Statement on Neo-Nazi Demonstrators in Tampa
The Center for Catholic-Jewish Studies condemns the neo-Nazi demonstrators that gathered outside the Turning Point USA Student Action Summit in Tampa on Saturday, July 23rd. The demonstrators waved flags with swastikas and other Nazi symbols, along with the state flag of Florida, and flags that read "DeSantis Country."

The demonstrators should be seen as part of the emboldened and deadly neo-Nazi and white supremacist movement in the United States. White supremacists used similar symbols and language in Charlottesville at the 2017 Unite the Right Rally, in the 2018 attack on the Tree of Life Synagogue, and during the January 6th insurrection at the United States Capitol Building. The gunman charged with killing ten black people in a racist mass shooting at a Buffalo supermarket in May of 2022 described himself as a white supremacist and antisemite. Antisemitic incidents are at an all-time high throughout the country, and in Florida especially. Earlier this year, a group of neo-Nazis waved swastika flags and assaulted civilians during a demonstration in Orlando. In January 2022, a neo-Nazi group made bomb threats against historically black colleges and universities including Bethune-Cookman University in Daytona Beach.

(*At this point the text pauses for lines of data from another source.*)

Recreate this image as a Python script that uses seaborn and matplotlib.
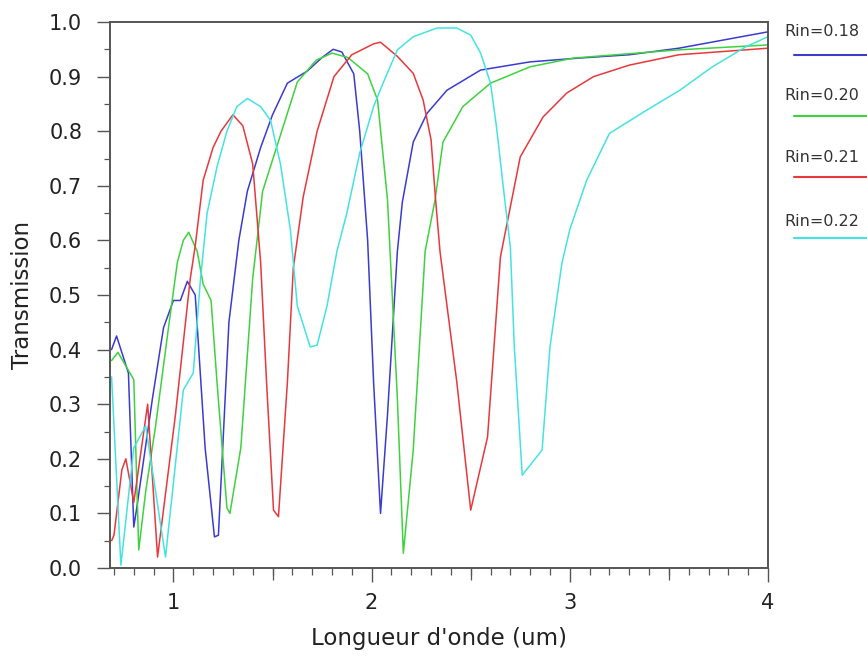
import matplotlib
matplotlib.use("Agg")
import matplotlib.pyplot as plt
from matplotlib.lines import Line2D
from matplotlib.ticker import MultipleLocator, FormatStrFormatter, NullFormatter
import pandas as pd
import seaborn as sns

# Transmission spectra for four inner radii
labels = ["Rin=0.18", "Rin=0.20", "Rin=0.21", "Rin=0.22"]
colors = ["#3b3bd0", "#3fd23f", "#e8383c", "#45e3e0"]

x18 = [0.688, 0.713, 0.773, 0.80, 0.815, 0.894, 0.95, 1.0, 1.035, 1.07,
       1.11, 1.16, 1.207, 1.227, 1.28, 1.33, 1.373, 1.44, 1.50, 1.575,
       1.675, 1.75, 1.806, 1.85, 1.91, 1.94, 1.98, 2.01, 2.045, 2.08,
       2.13, 2.155, 2.21, 2.28, 2.38, 2.55, 2.80, 3.05, 3.30, 3.55, 4.0]
y18 = [0.40, 0.425, 0.357, 0.075, 0.11, 0.31, 0.44, 0.49, 0.49, 0.525,
       0.50, 0.22, 0.057, 0.06, 0.45, 0.60, 0.69, 0.77, 0.83, 0.888,
       0.91, 0.935, 0.95, 0.945, 0.905, 0.80, 0.60, 0.34, 0.10, 0.28,
       0.58, 0.67, 0.78, 0.833, 0.875, 0.912, 0.927, 0.934, 0.94, 0.952, 0.982]

x20 = [0.688, 0.72, 0.80, 0.825, 0.86, 0.91, 0.975, 1.02, 1.05, 1.077,
       1.12, 1.15, 1.19, 1.22, 1.27, 1.285, 1.34, 1.40, 1.45, 1.52,
       1.625, 1.72, 1.80, 1.88, 1.98, 2.03, 2.08, 2.13, 2.16, 2.21,
       2.27, 2.32, 2.36, 2.46, 2.60, 2.80, 3.02, 3.55, 4.0]
y20 = [0.38, 0.395, 0.345, 0.033, 0.14, 0.26, 0.44, 0.56, 0.60, 0.615,
       0.58, 0.52, 0.49, 0.34, 0.11, 0.10, 0.22, 0.53, 0.69, 0.77,
       0.89, 0.93, 0.943, 0.935, 0.905, 0.857, 0.675, 0.31, 0.027, 0.216,
       0.58, 0.674, 0.78, 0.845, 0.888, 0.918, 0.934, 0.949, 0.958]

x21 = [0.688, 0.70, 0.74, 0.76, 0.80, 0.87, 0.92, 1.01, 1.085, 1.11,
       1.15, 1.20, 1.24, 1.30, 1.35, 1.40, 1.44, 1.47, 1.505, 1.53,
       1.575, 1.605, 1.655, 1.725, 1.81, 1.90, 2.01, 2.045, 2.13, 2.21,
       2.26, 2.30, 2.32, 2.345, 2.43, 2.50, 2.585, 2.65, 2.75, 2.865,
       2.985, 3.12, 3.30, 3.55, 4.0]
y21 = [0.05, 0.06, 0.18, 0.20, 0.12, 0.30, 0.02, 0.28, 0.53, 0.59,
       0.71, 0.77, 0.80, 0.83, 0.81, 0.74, 0.56, 0.34, 0.106, 0.094,
       0.34, 0.55, 0.68, 0.80, 0.90, 0.94, 0.96, 0.963, 0.937, 0.906,
       0.857, 0.784, 0.687, 0.58, 0.34, 0.106, 0.24, 0.57, 0.753, 0.826,
       0.87, 0.90, 0.921, 0.94, 0.952]

x22 = [0.688, 0.735, 0.80, 0.86, 0.96, 1.05, 1.10, 1.136, 1.17, 1.22,
       1.27, 1.32, 1.373, 1.44, 1.49, 1.54, 1.59, 1.625, 1.69, 1.725,
       1.775, 1.825, 1.875, 1.94, 2.01, 2.06, 2.13, 2.21, 2.33, 2.43,
       2.50, 2.55, 2.60, 2.63, 2.67, 2.70, 2.72, 2.76, 2.86, 2.90,
       2.96, 3.00, 3.085, 3.20, 3.39, 3.555, 3.72, 3.89, 4.0]
y22 = [0.35, 0.005, 0.22, 0.26, 0.02, 0.326, 0.357, 0.527, 0.65, 0.735,
       0.80, 0.845, 0.86, 0.845, 0.82, 0.74, 0.62, 0.48, 0.405, 0.408,
       0.48, 0.58, 0.65, 0.76, 0.845, 0.89, 0.949, 0.973, 0.989, 0.989,
       0.976, 0.943, 0.888, 0.808, 0.68, 0.588, 0.405, 0.17, 0.216, 0.405,
       0.558, 0.62, 0.71, 0.796, 0.839, 0.875, 0.918, 0.955, 0.973]

xs = [x18, x20, x21, x22]
ys = [y18, y20, y21, y22]

frames = []
for lab, xv, yv in zip(labels, xs, ys):
    frames.append(pd.DataFrame({"wl": xv, "T": yv, "series": lab}))
df = pd.concat(frames, ignore_index=True)

sns.set_style("ticks")
plt.rcParams["font.family"] = ["DejaVu Sans"]

W, H = 867, 657
fig = plt.figure(figsize=(W / 100, H / 100), dpi=100)
ax = fig.add_axes([110 / W, 1 - 568 / H, (768 - 110) / W, (568 - 22) / H])

sns.lineplot(data=df, x="wl", y="T", hue="series", hue_order=labels,
             palette=dict(zip(labels, colors)), estimator=None, sort=False,
             linewidth=1.1, legend=False, ax=ax)

ax.set_xlim(0.68, 4.0)
ax.set_ylim(0.0, 1.0)
ax.xaxis.set_major_locator(MultipleLocator(1.0))
ax.xaxis.set_minor_locator(MultipleLocator(0.1))
ax.yaxis.set_major_locator(MultipleLocator(0.1))
ax.yaxis.set_minor_locator(MultipleLocator(0.05))
ax.yaxis.set_major_formatter(FormatStrFormatter("%.1f"))
ax.xaxis.set_major_formatter(FormatStrFormatter("%d"))

tick_col = "#555555"
text_col = "#222222"
ax.tick_params(axis="y", which="major", direction="out", length=9.5,
               width=1.0, color=tick_col, labelsize=15, labelcolor=text_col,
               pad=10.5)
ax.tick_params(axis="y", which="minor", direction="out", length=4,
               width=0.9, color=tick_col)
ax.tick_params(axis="x", which="major", direction="out", length=10,
               width=1.0, color=tick_col, labelsize=15, labelcolor=text_col,
               pad=8)
ax.tick_params(axis="x", which="minor", direction="out", length=5,
               width=0.9, color=tick_col)

# Half-unit ticks on the wavelength axis, a little longer than the tenths
mid = ax.secondary_xaxis("bottom")
mid.set_xticks([1.5, 2.5, 3.5])
mid.xaxis.set_major_formatter(NullFormatter())
mid.tick_params(axis="x", which="major", direction="out", length=8.5,
                width=0.9, color=tick_col)
mid.tick_params(axis="x", which="minor", length=0)
mid.spines["bottom"].set_visible(False)

for side in ["left", "right", "top", "bottom"]:
    ax.spines[side].set_visible(True)
    ax.spines[side].set_color("#555555")
    ax.spines[side].set_linewidth(1.4)

ax.set_xlabel("Longueur d'onde (um)", fontsize=16.5, color=text_col,
              labelpad=10)
ax.set_ylabel("Transmission", fontsize=16.5, color=text_col, labelpad=11)

# Legend: label text with a line sample underneath, stacked at the right
for i, (lab, col) in enumerate(zip(labels, colors)):
    ty = 32 + 63 * i
    ly = 55 + 61 * i
    fig.text(784 / W, 1 - ty / H, lab, fontsize=11.5, color="#333333",
             ha="left", va="center")
    fig.add_artist(Line2D([794 / W, 1.0], [1 - ly / H, 1 - ly / H],
                          color=col, linewidth=1.5, transform=fig.transFigure))

fig.savefig("out.png", dpi=100)
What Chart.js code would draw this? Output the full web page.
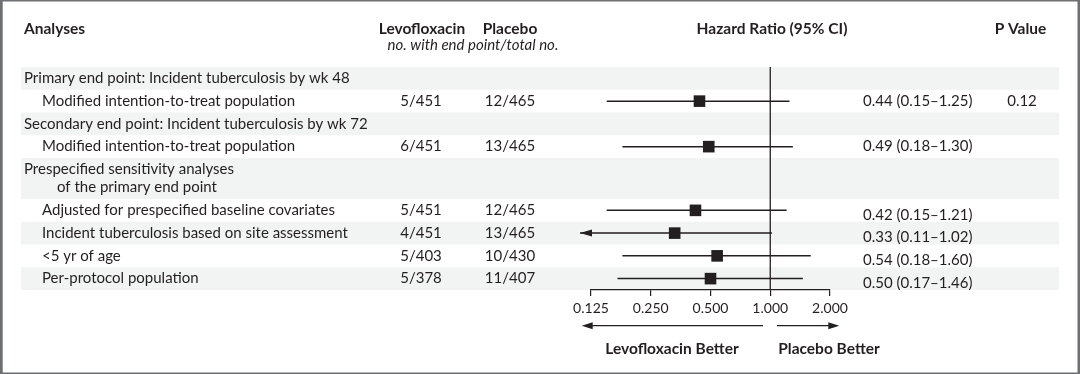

According to the United States Holocaust Memorial Museum, Holocaust history teaches that the targeting of Jews was central to Nazi racist ideology and that it began with hateful rhetoric. By the end of World War II, the Nazis and their collaborators had murdered six million Jews and millions of other innocent civilians, many of whom were also targeted for racial reasons. As the USHMM has said, "The leaders of today's Neo-Nazi and White Supremacist organizations are not Adolf Hitler, and America is not Germany, but, in order to understand their agenda, it is vital to understand the history of these code words, symbols, and ideologies."

Indeed, racist and antisemitic words and symbols divide our human family and fuel violence. The presence of neo-Nazi symbols in our cities is therefore not only a threat to the Jewish community. It is a threat to our society.

As neo-Nazi groups attempt to blend political symbols, such as the American flag and the state flag of Florida, with white supremacist and other neo-Nazi symbols, it is critical for our leaders to unequivocally denounce their activities as fundamentally opposed to everything we stand for as Americans. A Turning Point USA spokesperson condemned the neo-Nazi demonstrators. However, multiple convention speakers have yet to denounce the neo-Nazi gathering outside their meeting on Saturday.

The CCJS therefore calls upon all people, especially leaders, to speak out against these expressions of neo-Nazi ideology and especially the attempt to synthesize our political symbols with the Nazi flag. As Rabbi Jim Rudin, co-founder of the CCJS, observed today, "It's not just a Nazi flag. It's a symbol of the mass murder of six million Jews."

The CCJS was founded on the teachings of Nostra Aetate, which declared that the Catholic Church “decries...displays of anti-Semitism directed against Jews by anyone and at any time," and that “God holds the Jews most dear.” Since all human persons are created in the image of God, “No foundation…remains for any theory or practice that leads to discrimination between man and man or people and people, so far as their human dignity and the rights flowing from it are concerned."

As Pope Francis said earlier this year, what is needed in this moment is "a recovery of our sense of shared identity as one human family."

The CCJS is committed to promoting mutual respect, knowledge, and understanding through dialogue, study, and teaching.